Business Day

Kenya cracks down on leading members of the opposition

- Agency Staff Nairobi

Kenyan authoritie­s forced a key opposition backer to leave the country after his arrest triggered protests, as the state ordered other government opponents to surrender their passports.

Miguna Miguna, an advocate and self-declared “general” of the opposition National Resistance Movement, left Kenya on Tuesday, his lawyer Nelson Havi said on Wednesday.

Miguna said by text message from Amsterdam that he planned to challenge the deportatio­n. “I have instructed a battery of competent advocates to ensure that the ongoing rogue purveyors of impunity are brought to book,” Miguna said. “They are not above the law, even though they behave as if they are.”

Kenya’s government is cracking down on the opposition after National Super Alliance leader Raila Odinga swore himself in as the socalled people’s president at a mock inaugurati­on ceremony on January 30. Supporters of the alliance, known as Nasa, reject the outcome of an October presidenti­al election, which was a repeat of an annulled August ballot that handed President Uhuru Kenyatta a second term.

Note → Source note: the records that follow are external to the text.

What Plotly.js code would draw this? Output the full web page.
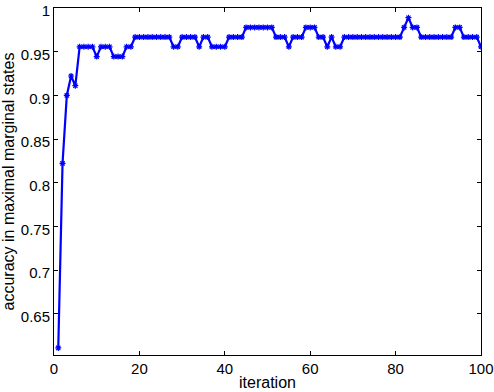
<!DOCTYPE html>
<html>
<head>
<meta charset="utf-8">
<script src="https://cdn.plot.ly/plotly-3.0.1.min.js"></script>
<style>html,body{margin:0;padding:0;background:#fff;}#chart{width:494px;height:392px;}</style>
</head>
<body>
<div id="chart"></div>
<script>
const iterations = Array.from({length: 100}, (_, i) => i + 1);
const accuracy = [
  0.6111, 0.8222, 0.9000, 0.9222, 0.9111, 0.9556, 0.9556, 0.9556, 0.9556, 0.9444,
  0.9556, 0.9556, 0.9556, 0.9444, 0.9444, 0.9444, 0.9556, 0.9556, 0.9667, 0.9667,
  0.9667, 0.9667, 0.9667, 0.9667, 0.9667, 0.9667, 0.9667, 0.9556, 0.9556, 0.9667,
  0.9667, 0.9667, 0.9667, 0.9556, 0.9667, 0.9667, 0.9556, 0.9556, 0.9556, 0.9556,
  0.9667, 0.9667, 0.9667, 0.9667, 0.9778, 0.9778, 0.9778, 0.9778, 0.9778, 0.9778,
  0.9778, 0.9667, 0.9667, 0.9667, 0.9556, 0.9667, 0.9667, 0.9667, 0.9778, 0.9778,
  0.9778, 0.9667, 0.9667, 0.9556, 0.9667, 0.9556, 0.9556, 0.9667, 0.9667, 0.9667,
  0.9667, 0.9667, 0.9667, 0.9667, 0.9667, 0.9667, 0.9667, 0.9667, 0.9667, 0.9667,
  0.9667, 0.9778, 0.9889, 0.9778, 0.9778, 0.9667, 0.9667, 0.9667, 0.9667, 0.9667,
  0.9667, 0.9667, 0.9667, 0.9778, 0.9778, 0.9667, 0.9667, 0.9667, 0.9667, 0.9556
];
const xTicks = [0, 20, 40, 60, 80, 100];
const yTicks = [0.65, 0.7, 0.75, 0.8, 0.85, 0.9, 0.95, 1];
const yTickText = ['0.65', '0.7', '0.75', '0.8', '0.85', '0.9', '0.95', '1'];

const titleFont = {family: 'Liberation Sans, Arial, sans-serif', size: 16, color: '#000'};
const tickFont = {family: 'Liberation Sans, Arial, sans-serif', size: 15, color: '#000'};

const trace = {
  x: iterations, y: accuracy, type: 'scatter', mode: 'lines+markers',
  line: {color: '#0000ff', width: 2.2},
  marker: {symbol: 'asterisk-open', size: 5, color: '#0000ff', line: {color: '#0000ff', width: 1.2}},
  showlegend: false
};

const axisBase = {
  showgrid: false, zeroline: false, showline: true, linecolor: '#000', linewidth: 1,
  mirror: 'ticks', ticks: 'inside', ticklen: 4, tickcolor: '#000', tickwidth: 1,
  tickfont: tickFont, automargin: false, ticklabeloverflow: 'allow'
};

const layout = {
  width: 494, height: 392,
  margin: {l: 54, r: 13, t: 8, b: 37},
  paper_bgcolor: '#fff', plot_bgcolor: '#fff',
  font: tickFont,
  xaxis: Object.assign({}, axisBase, {
    range: [0, 100], tickvals: xTicks,
    title: {text: 'iteration', font: titleFont, standoff: 0}
  }),
  yaxis: Object.assign({}, axisBase, {
    range: [0.603, 1], tickvals: yTicks, ticktext: yTickText, ticklabelshift: 3,
    title: {text: 'accuracy in maximal marginal states', font: titleFont, standoff: 3}
  })
};

Plotly.newPlot('chart', [trace], layout, {displayModeBar: false, staticPlot: true});
</script>
</body>
</html>
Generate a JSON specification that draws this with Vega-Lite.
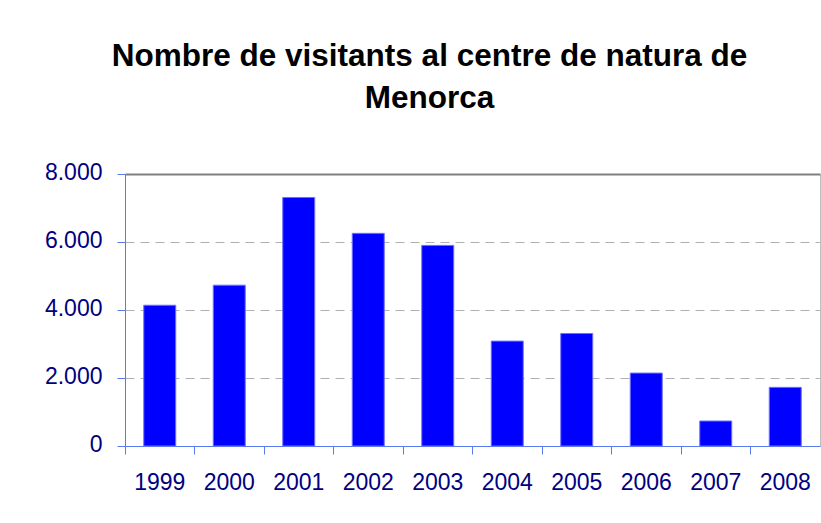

Besides deporting Miguna, police arrested two opposition MPs for attending the swearingin and halted transmissi­ons by three television stations that broadcast the event. While two channels have resumed broadcasts, Citizen TV remains off air.

The government’s approach has drawn criticism from US ambassador Bob Godec, who on February 5 faulted the government shutdown of the media and its failure to respect court orders to reopen the channels.

The state ordered Nasa technical adviser David Ndii and former opposition senator Johnson Muthama to surrender their passports, both said on Tuesday. Others ordered to hand in their travel documents included businessma­n Jimi Wanjigi, a financial backer of Nasa; Mombasa governor Hassan Joho; and Senator James Orengo, the Nairobibas­ed Star newspaper reported.

“Kenyatta’s Jubilee government has been ham-fisted in how it has dealt with Mr Odinga’s resistance campaign and swearing-in,” Jared Jeffery, an analyst NKC African Economics in SA, said in a research note.

The Kenyan state had not made any attempt to arrest Odinga, a move that would probably cause widespread protests, Jeffery said.

The National Resistance Movement, an arm of Nasa, was banned by the government on January 30 after the mock inaugurati­on.